→ Raw data:
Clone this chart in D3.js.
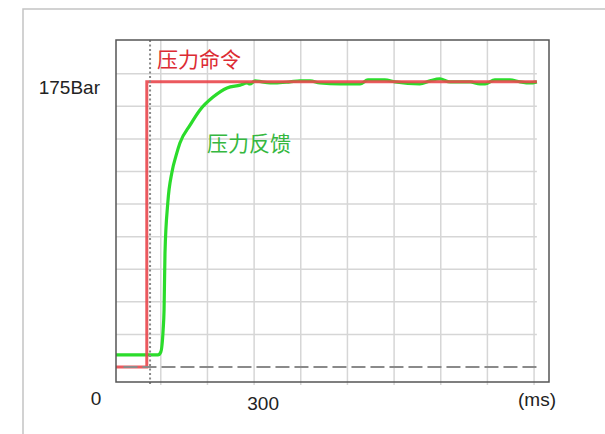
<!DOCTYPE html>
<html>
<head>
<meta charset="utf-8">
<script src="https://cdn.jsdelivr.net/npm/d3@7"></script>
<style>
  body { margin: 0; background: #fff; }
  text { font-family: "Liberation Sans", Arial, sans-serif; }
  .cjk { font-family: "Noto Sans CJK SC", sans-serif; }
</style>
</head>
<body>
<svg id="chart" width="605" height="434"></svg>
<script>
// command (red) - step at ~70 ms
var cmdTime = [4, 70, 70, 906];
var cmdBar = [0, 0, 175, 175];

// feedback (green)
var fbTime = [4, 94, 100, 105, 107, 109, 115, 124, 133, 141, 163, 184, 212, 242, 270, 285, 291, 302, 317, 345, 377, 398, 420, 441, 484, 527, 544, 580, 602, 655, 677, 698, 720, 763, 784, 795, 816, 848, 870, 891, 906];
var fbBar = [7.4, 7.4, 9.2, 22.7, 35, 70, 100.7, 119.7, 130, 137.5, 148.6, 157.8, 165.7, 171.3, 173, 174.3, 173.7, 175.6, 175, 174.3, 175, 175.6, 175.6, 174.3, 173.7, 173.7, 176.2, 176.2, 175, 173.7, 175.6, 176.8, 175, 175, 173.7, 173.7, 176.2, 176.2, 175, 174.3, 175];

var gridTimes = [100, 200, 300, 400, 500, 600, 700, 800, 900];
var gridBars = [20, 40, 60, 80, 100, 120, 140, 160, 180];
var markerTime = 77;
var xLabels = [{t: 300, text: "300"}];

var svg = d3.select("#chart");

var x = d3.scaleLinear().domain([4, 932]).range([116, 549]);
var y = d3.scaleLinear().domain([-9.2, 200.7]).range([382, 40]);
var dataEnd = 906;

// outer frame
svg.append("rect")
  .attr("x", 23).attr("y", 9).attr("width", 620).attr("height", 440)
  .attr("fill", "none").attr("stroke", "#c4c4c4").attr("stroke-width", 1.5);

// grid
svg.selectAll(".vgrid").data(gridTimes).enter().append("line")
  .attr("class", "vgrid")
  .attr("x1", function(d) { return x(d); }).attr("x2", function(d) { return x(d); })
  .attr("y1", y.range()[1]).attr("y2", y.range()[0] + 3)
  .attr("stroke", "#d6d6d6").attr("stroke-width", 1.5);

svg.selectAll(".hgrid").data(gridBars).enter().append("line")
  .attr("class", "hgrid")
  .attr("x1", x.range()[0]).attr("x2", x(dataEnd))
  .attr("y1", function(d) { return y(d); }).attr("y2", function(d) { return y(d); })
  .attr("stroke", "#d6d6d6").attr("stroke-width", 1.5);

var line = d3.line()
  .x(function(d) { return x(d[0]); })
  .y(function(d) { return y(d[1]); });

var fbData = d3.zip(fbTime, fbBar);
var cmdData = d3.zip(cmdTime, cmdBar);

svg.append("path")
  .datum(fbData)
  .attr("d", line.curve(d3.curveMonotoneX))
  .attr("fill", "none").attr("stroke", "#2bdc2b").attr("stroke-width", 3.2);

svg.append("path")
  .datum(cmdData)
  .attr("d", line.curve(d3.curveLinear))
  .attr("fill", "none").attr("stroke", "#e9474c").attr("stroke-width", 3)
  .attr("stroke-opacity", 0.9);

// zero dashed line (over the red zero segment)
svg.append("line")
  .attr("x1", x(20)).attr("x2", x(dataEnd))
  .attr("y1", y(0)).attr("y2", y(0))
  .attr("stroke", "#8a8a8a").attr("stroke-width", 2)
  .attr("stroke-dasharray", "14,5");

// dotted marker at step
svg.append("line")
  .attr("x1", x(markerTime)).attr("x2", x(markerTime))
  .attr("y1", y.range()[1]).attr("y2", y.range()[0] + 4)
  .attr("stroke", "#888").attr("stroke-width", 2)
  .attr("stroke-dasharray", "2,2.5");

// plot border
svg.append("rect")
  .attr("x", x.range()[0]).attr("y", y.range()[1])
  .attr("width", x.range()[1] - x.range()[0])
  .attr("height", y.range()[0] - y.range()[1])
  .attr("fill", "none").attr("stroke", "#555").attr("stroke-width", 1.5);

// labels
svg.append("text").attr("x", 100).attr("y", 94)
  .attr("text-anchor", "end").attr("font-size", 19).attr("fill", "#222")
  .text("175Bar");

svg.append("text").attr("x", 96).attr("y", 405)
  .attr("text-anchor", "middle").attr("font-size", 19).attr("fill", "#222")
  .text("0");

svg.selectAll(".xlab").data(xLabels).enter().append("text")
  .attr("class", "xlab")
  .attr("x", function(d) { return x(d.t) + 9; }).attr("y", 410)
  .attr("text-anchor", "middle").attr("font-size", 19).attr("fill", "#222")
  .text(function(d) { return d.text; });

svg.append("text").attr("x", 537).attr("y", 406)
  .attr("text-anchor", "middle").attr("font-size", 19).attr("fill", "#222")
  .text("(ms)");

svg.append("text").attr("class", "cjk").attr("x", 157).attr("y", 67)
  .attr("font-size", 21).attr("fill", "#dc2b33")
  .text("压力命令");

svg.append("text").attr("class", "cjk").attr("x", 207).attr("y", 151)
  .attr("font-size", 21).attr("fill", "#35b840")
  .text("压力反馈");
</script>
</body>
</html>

→ Problem description: Omit the pictures, then quote the rest of the material above exactly.

→ Output below:
Clone this chart in D3.js.
<!DOCTYPE html>
<html>
<head>
<meta charset="utf-8">
<script src="https://cdn.jsdelivr.net/npm/d3@7"></script>
<style>
  body { margin: 0; background: #fff; }
  text { font-family: "Liberation Sans", Arial, sans-serif; }
  .cjk { font-family: "Noto Sans CJK SC", sans-serif; }
</style>
</head>
<body>
<svg id="chart" width="605" height="434"></svg>
<script>
// command (red) - step at ~70 ms
var cmdTime = [4, 70, 70, 906];
var cmdBar = [0, 0, 175, 175];

// feedback (green)
var fbTime = [4, 94, 100, 105, 107, 109, 115, 124, 133, 141, 163, 184, 212, 242, 270, 285, 291, 302, 317, 345, 377, 398, 420, 441, 484, 527, 544, 580, 602, 655, 677, 698, 720, 763, 784, 795, 816, 848, 870, 891, 906];
var fbBar = [7.4, 7.4, 9.2, 22.7, 35, 70, 100.7, 119.7, 130, 137.5, 148.6, 157.8, 165.7, 171.3, 173, 174.3, 173.7, 175.6, 175, 174.3, 175, 175.6, 175.6, 174.3, 173.7, 173.7, 176.2, 176.2, 175, 173.7, 175.6, 176.8, 175, 175, 173.7, 173.7, 176.2, 176.2, 175, 174.3, 175];

var gridTimes = [100, 200, 300, 400, 500, 600, 700, 800, 900];
var gridBars = [20, 40, 60, 80, 100, 120, 140, 160, 180];
var markerTime = 77;
var xLabels = [{t: 300, text: "300"}];

var svg = d3.select("#chart");

var x = d3.scaleLinear().domain([4, 932]).range([116, 549]);
var y = d3.scaleLinear().domain([-9.2, 200.7]).range([382, 40]);
var dataEnd = 906;

// outer frame
svg.append("rect")
  .attr("x", 23).attr("y", 9).attr("width", 620).attr("height", 440)
  .attr("fill", "none").attr("stroke", "#c4c4c4").attr("stroke-width", 1.5);

// grid
svg.selectAll(".vgrid").data(gridTimes).enter().append("line")
  .attr("class", "vgrid")
  .attr("x1", function(d) { return x(d); }).attr("x2", function(d) { return x(d); })
  .attr("y1", y.range()[1]).attr("y2", y.range()[0] + 3)
  .attr("stroke", "#d6d6d6").attr("stroke-width", 1.5);

svg.selectAll(".hgrid").data(gridBars).enter().append("line")
  .attr("class", "hgrid")
  .attr("x1", x.range()[0]).attr("x2", x(dataEnd))
  .attr("y1", function(d) { return y(d); }).attr("y2", function(d) { return y(d); })
  .attr("stroke", "#d6d6d6").attr("stroke-width", 1.5);

var line = d3.line()
  .x(function(d) { return x(d[0]); })
  .y(function(d) { return y(d[1]); });

var fbData = d3.zip(fbTime, fbBar);
var cmdData = d3.zip(cmdTime, cmdBar);

svg.append("path")
  .datum(fbData)
  .attr("d", line.curve(d3.curveMonotoneX))
  .attr("fill", "none").attr("stroke", "#2bdc2b").attr("stroke-width", 3.2);

svg.append("path")
  .datum(cmdData)
  .attr("d", line.curve(d3.curveLinear))
  .attr("fill", "none").attr("stroke", "#e9474c").attr("stroke-width", 3)
  .attr("stroke-opacity", 0.9);

// zero dashed line (over the red zero segment)
svg.append("line")
  .attr("x1", x(20)).attr("x2", x(dataEnd))
  .attr("y1", y(0)).attr("y2", y(0))
  .attr("stroke", "#8a8a8a").attr("stroke-width", 2)
  .attr("stroke-dasharray", "14,5");

// dotted marker at step
svg.append("line")
  .attr("x1", x(markerTime)).attr("x2", x(markerTime))
  .attr("y1", y.range()[1]).attr("y2", y.range()[0] + 4)
  .attr("stroke", "#888").attr("stroke-width", 2)
  .attr("stroke-dasharray", "2,2.5");

// plot border
svg.append("rect")
  .attr("x", x.range()[0]).attr("y", y.range()[1])
  .attr("width", x.range()[1] - x.range()[0])
  .attr("height", y.range()[0] - y.range()[1])
  .attr("fill", "none").attr("stroke", "#555").attr("stroke-width", 1.5);

// labels
svg.append("text").attr("x", 100).attr("y", 94)
  .attr("text-anchor", "end").attr("font-size", 19).attr("fill", "#222")
  .text("175Bar");

svg.append("text").attr("x", 96).attr("y", 405)
  .attr("text-anchor", "middle").attr("font-size", 19).attr("fill", "#222")
  .text("0");

svg.selectAll(".xlab").data(xLabels).enter().append("text")
  .attr("class", "xlab")
  .attr("x", function(d) { return x(d.t) + 9; }).attr("y", 410)
  .attr("text-anchor", "middle").attr("font-size", 19).attr("fill", "#222")
  .text(function(d) { return d.text; });

svg.append("text").attr("x", 537).attr("y", 406)
  .attr("text-anchor", "middle").attr("font-size", 19).attr("fill", "#222")
  .text("(ms)");

svg.append("text").attr("class", "cjk").attr("x", 157).attr("y", 67)
  .attr("font-size", 21).attr("fill", "#dc2b33")
  .text("压力命令");

svg.append("text").attr("class", "cjk").attr("x", 207).attr("y", 151)
  .attr("font-size", 21).attr("fill", "#35b840")
  .text("压力反馈");
</script>
</body>
</html>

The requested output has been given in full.